A major flaw of the GENIUS Act is that stablecoins issued by companies with headquarters outside the United States are not required to undergo audits. Unless this flaw is addressed, the world's largest dollar-backed stablecoin--Tether, which is based in El Salvador--can be freely offered, sold, and used by Americans without being compelled to provide a full accounting of the reserves backing its coin. Tether purportedly has $187 billion in assets and is an essential piece of the crypto financial system plumbing. All manner of crypto-assets are bought and sold not with fiat currency, but with dollar-backed stablecoins like Tether.
During his confirmation hearing before the Senate Commerce Committee in 2025 Commerce Secretary Howard Lutnick testified, ``I believe U.S. dollar-backed stablecoins should be fully audited.'' Earlier this week before the Senate Appropriations Committee, I asked him whether this specific statement included Tether, and he said ``I absolutely agree with you, Tether should be audited.
Although Secretary Lutnick has no formal role in overseeing cryptocurrency, he has significant experience in this area.
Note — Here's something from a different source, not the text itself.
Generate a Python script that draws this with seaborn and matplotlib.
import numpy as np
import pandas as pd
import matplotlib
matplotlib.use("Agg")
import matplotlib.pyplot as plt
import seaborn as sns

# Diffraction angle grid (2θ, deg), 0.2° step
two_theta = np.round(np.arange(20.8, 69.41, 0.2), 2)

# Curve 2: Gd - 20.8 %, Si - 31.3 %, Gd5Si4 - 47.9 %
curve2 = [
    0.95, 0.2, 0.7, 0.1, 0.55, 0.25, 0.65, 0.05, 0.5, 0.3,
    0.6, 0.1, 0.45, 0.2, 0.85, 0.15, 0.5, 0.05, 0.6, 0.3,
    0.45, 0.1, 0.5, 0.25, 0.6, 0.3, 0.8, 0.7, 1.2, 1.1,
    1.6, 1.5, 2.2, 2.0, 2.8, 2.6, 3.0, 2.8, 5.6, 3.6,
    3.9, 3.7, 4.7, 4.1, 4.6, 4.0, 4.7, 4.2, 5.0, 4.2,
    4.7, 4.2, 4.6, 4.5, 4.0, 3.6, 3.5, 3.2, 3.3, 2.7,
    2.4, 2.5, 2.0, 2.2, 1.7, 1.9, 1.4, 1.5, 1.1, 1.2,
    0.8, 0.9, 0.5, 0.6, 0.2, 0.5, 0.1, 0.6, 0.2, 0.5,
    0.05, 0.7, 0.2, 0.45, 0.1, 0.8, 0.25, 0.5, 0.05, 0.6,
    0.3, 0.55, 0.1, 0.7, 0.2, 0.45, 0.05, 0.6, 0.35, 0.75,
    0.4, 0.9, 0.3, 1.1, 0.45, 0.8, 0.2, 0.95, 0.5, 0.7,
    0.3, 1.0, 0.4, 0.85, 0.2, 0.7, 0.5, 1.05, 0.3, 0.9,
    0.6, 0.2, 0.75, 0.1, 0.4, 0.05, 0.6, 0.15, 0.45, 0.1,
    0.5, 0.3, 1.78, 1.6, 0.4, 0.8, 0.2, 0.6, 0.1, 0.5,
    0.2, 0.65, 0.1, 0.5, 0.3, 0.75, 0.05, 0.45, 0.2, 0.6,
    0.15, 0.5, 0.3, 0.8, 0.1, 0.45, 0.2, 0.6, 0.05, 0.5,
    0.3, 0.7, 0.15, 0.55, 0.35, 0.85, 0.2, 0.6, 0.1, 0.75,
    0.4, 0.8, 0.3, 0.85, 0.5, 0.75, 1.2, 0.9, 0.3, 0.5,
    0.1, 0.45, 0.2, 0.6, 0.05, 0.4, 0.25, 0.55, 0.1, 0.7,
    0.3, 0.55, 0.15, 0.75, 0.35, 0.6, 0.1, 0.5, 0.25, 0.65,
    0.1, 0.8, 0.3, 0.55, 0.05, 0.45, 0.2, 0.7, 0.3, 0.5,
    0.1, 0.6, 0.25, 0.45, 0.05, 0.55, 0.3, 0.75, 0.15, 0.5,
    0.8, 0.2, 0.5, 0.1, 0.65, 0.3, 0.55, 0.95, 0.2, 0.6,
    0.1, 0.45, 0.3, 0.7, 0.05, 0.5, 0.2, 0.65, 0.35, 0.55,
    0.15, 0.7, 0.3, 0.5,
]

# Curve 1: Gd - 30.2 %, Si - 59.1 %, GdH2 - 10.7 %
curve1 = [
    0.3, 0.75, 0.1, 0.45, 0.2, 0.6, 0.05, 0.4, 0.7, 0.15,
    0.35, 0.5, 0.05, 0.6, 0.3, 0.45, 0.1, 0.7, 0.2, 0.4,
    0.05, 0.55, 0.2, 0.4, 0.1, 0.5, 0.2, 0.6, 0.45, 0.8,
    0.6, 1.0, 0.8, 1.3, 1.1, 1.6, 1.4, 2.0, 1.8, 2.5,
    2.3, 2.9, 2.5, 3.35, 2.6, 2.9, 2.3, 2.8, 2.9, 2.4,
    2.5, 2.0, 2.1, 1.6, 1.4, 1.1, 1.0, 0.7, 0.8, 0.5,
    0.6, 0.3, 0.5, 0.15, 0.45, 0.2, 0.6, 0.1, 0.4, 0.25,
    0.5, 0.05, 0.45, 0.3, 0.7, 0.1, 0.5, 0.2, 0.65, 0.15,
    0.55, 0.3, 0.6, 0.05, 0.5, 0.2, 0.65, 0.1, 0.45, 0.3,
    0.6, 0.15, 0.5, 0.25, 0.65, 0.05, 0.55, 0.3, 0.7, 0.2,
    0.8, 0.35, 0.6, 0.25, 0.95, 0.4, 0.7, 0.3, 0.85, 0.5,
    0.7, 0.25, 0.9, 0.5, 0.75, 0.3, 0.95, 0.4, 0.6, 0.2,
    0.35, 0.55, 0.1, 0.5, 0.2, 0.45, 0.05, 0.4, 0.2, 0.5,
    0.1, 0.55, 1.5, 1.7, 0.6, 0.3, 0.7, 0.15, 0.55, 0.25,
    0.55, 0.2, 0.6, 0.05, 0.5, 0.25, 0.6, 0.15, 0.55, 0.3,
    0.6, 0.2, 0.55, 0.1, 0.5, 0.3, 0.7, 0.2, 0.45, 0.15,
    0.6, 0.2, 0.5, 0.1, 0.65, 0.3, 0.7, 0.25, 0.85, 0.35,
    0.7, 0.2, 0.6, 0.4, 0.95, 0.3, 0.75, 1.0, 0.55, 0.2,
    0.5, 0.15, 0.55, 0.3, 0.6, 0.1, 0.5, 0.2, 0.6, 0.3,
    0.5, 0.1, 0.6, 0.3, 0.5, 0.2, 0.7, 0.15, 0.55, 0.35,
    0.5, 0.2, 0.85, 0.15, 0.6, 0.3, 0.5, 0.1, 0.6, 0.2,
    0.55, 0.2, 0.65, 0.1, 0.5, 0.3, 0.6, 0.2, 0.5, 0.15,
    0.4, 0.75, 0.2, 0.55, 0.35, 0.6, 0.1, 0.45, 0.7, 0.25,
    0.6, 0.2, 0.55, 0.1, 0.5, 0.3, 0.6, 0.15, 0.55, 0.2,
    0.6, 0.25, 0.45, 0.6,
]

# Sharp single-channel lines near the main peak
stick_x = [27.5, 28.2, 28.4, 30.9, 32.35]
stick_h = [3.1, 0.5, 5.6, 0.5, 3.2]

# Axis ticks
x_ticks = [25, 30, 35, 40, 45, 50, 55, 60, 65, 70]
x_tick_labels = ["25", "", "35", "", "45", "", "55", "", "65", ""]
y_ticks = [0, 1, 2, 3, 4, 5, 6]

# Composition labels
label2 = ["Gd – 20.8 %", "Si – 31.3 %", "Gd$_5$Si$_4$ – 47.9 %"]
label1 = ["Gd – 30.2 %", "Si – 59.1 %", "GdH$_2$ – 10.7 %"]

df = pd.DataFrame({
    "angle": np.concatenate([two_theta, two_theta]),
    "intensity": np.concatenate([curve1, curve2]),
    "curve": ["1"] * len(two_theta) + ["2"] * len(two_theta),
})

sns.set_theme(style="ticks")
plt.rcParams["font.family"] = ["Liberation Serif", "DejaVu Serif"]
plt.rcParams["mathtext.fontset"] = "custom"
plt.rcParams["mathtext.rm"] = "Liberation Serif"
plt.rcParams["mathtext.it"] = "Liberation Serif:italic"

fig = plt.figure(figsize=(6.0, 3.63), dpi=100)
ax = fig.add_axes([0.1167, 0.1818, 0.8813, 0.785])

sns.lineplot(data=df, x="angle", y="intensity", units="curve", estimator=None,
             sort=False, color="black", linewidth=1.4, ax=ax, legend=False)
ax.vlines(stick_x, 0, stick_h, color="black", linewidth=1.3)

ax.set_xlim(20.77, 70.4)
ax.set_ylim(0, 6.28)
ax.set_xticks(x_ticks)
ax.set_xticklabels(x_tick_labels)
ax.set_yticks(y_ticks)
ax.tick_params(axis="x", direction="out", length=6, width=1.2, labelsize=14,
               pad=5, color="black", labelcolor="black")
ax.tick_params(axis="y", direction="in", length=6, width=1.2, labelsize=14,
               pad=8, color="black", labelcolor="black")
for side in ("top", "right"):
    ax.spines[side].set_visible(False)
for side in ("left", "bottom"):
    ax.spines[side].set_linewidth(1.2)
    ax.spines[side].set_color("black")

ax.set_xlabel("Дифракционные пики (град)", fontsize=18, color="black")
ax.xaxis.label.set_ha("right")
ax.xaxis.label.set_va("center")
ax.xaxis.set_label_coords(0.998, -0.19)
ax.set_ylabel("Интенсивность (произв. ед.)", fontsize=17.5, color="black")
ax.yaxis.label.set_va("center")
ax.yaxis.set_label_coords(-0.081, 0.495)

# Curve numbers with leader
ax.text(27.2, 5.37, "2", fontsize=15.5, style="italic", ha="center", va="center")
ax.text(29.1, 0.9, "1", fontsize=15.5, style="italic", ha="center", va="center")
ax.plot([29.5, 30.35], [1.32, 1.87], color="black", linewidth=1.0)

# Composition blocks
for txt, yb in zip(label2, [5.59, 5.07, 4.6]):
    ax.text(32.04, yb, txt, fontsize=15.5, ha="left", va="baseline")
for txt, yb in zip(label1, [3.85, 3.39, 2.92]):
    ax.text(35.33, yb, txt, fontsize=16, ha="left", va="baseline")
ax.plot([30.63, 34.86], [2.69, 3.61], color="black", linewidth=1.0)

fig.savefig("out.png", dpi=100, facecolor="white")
His former investment bank Cantor Fitzgerald has very deep ties to Tether. Cantor owns a 5 percent stake in the company, manages the reserves backing its stablecoin, and has cosponsored various crypto investment funds with Tether.
My legislation would require foreign stablecoins backed by the U.S. dollar like Tether to undergo an audit, no matter where the company is located. And a full audit is essential. In 2021, Tether was fined by the Commodity Futures Trading Commission for lying about its reserves. The CFTC found that ``Tether misrepresented to customers and the market that Tether maintained sufficient fiat reserves to back every USDt in circulation `one-to-one' . . . and that Tether would undergo routine, professional audits to demonstrate that it maintained `100% reserves at all times.' In fact . . . Tether failed to maintain fiat currency reserves . . . to back every USDt in circulation.'' Despite Tether executives promising for years that they want to get an audit, we have yet to see them do so. Instead, Tether has published quarterly ``attestations'' by the Italian arm of a mid-tier accounting firm that simply verify information that Tether provides to that firm using procedures that are mutually agreed. That is very different than true independent third- party verification based upon standardized procedures with criminal and civil penalties if financial statements contain false information.
If foreign stablecoin issuers want the privilege of creating and handling the American people's money, then I agree with Secretary Lutnick that it is entirely sensible for them to open up their books for the American people to see, just as we expect of large U.S. stablecoin companies, banks, and other payments companies. If the goal of the GENIUS bill is to create incentives for stablecoin issuers to come onshore and operate fully within the U.S. regulatory perimeter, then we must close this alarming gap that incentivizes dollar creation by foreign companies.
I urge my colleagues to support this critical legislation.